Make the Tough Choices
Sometimes entrepreneurs can find themselves in a bad position no matter how diligent they have been about their spending or how well they have managed growth. Competitors can spring up without warning. Clients can change their spending habits. Lenders can tighten credit line terms. Any of these events can put a real dent in your revenue and profits and endanger the venture. Can you afford to wait out the bad times? Will revenue ever come back to prior levels? Unfortunately times like these usually call for unpleasant actions.

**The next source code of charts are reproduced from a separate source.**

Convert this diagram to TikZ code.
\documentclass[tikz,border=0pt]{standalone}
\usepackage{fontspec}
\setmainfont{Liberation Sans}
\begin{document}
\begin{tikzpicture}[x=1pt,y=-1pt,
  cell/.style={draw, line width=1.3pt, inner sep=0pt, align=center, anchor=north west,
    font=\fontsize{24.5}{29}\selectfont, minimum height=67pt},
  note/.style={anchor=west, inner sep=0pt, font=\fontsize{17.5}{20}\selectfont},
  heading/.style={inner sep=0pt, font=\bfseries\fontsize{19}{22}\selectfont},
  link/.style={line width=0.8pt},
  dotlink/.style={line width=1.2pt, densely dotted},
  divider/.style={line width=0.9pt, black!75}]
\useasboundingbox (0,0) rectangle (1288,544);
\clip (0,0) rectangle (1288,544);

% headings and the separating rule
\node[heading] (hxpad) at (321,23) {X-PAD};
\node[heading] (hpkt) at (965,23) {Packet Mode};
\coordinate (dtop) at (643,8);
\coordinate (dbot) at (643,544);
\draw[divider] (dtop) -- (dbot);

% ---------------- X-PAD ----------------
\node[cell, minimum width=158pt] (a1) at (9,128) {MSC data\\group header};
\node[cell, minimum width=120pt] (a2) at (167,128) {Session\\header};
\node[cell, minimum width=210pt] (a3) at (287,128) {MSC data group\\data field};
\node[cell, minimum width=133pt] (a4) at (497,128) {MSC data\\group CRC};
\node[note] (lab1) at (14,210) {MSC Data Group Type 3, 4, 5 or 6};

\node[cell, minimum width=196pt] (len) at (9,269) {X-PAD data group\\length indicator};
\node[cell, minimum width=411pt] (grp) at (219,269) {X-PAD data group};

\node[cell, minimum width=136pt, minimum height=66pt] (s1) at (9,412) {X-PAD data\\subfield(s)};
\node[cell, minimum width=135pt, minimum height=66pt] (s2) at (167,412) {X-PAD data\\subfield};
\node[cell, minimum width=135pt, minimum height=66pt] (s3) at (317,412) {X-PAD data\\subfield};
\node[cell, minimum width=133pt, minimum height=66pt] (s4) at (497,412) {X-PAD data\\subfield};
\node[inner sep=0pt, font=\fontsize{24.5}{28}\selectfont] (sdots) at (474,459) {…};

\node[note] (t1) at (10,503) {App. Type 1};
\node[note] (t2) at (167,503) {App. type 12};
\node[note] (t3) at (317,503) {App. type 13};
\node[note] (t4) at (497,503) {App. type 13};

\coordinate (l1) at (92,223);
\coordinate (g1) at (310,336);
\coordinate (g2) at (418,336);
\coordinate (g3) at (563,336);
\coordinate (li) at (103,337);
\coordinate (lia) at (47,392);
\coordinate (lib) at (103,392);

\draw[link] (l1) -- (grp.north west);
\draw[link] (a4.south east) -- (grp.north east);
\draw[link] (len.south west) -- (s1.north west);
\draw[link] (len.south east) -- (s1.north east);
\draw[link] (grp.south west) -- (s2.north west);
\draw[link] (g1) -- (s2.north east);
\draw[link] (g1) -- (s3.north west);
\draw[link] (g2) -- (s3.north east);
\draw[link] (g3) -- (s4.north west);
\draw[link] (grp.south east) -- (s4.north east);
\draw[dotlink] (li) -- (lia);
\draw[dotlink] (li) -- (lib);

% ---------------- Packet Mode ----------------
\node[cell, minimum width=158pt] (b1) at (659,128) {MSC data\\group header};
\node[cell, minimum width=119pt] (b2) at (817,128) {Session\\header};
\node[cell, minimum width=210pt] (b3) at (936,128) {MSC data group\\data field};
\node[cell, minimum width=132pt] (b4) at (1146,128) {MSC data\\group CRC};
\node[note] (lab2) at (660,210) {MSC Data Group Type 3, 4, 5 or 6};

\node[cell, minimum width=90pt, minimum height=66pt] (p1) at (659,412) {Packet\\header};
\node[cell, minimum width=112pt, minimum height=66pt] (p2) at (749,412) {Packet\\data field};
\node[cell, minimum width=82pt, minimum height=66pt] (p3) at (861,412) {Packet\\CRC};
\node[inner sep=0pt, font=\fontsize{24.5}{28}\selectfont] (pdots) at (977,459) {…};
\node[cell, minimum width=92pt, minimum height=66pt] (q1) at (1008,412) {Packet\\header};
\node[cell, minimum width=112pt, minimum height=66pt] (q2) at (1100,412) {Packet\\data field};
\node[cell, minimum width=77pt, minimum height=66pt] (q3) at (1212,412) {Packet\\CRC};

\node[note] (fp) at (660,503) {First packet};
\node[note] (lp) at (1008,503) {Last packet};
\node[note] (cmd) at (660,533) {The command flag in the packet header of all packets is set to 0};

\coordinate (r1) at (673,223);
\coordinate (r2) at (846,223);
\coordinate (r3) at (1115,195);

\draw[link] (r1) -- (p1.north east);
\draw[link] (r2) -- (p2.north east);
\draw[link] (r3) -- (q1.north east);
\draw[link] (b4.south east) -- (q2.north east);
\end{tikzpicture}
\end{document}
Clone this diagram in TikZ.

- Reduce Monthly Overhead. Are you subscribed to premium-tier internet service? Do you have monthly or quarterly membership dues in trade associations or chambers of commerce that add little to your bottom line? Are you subsidizing any non-standard employee expenses? Reducing or eliminating unnecessary monthly expenses is the first and least painful step in helping your venture stay afloat during tough times.
- Consolidate Space. Do you lease your office space? Talk to your landlord about scaling back to a smaller unit or subletting portions of your space to a third party. Chances are they would rather move you into a less costly unit versus losing you as a tenant entirely if you close your doors.
- Liquidate Non-essential Assets. Take stock of your venture’s assets. Are there underutilized pieces of equipment (particularly ones that are financed or leased) that could be sold or transferred without severely impacting company operations? You will probably take a net loss but this may outweigh on-going operating costs and loan or lease payments.
- Renegotiate Salaries or Reduce Staff. Sometimes you have no choice but to reduce payroll. If the alternative is possible unemployment, you may have luck renegotiating employee salaries as a team. This tends to work better in smaller, newer ventures versus established companies. If that proves unsuccessful, you may be faced with layoffs. This is still better than everyone, including you, being out of a job.
Prosper
With all of these tips in mind, don’t forget to enjoy the good times. You didn’t choose the most risky and stressful possible career path without expecting some kind of reward. Just remember to enjoy those rewards in moderation.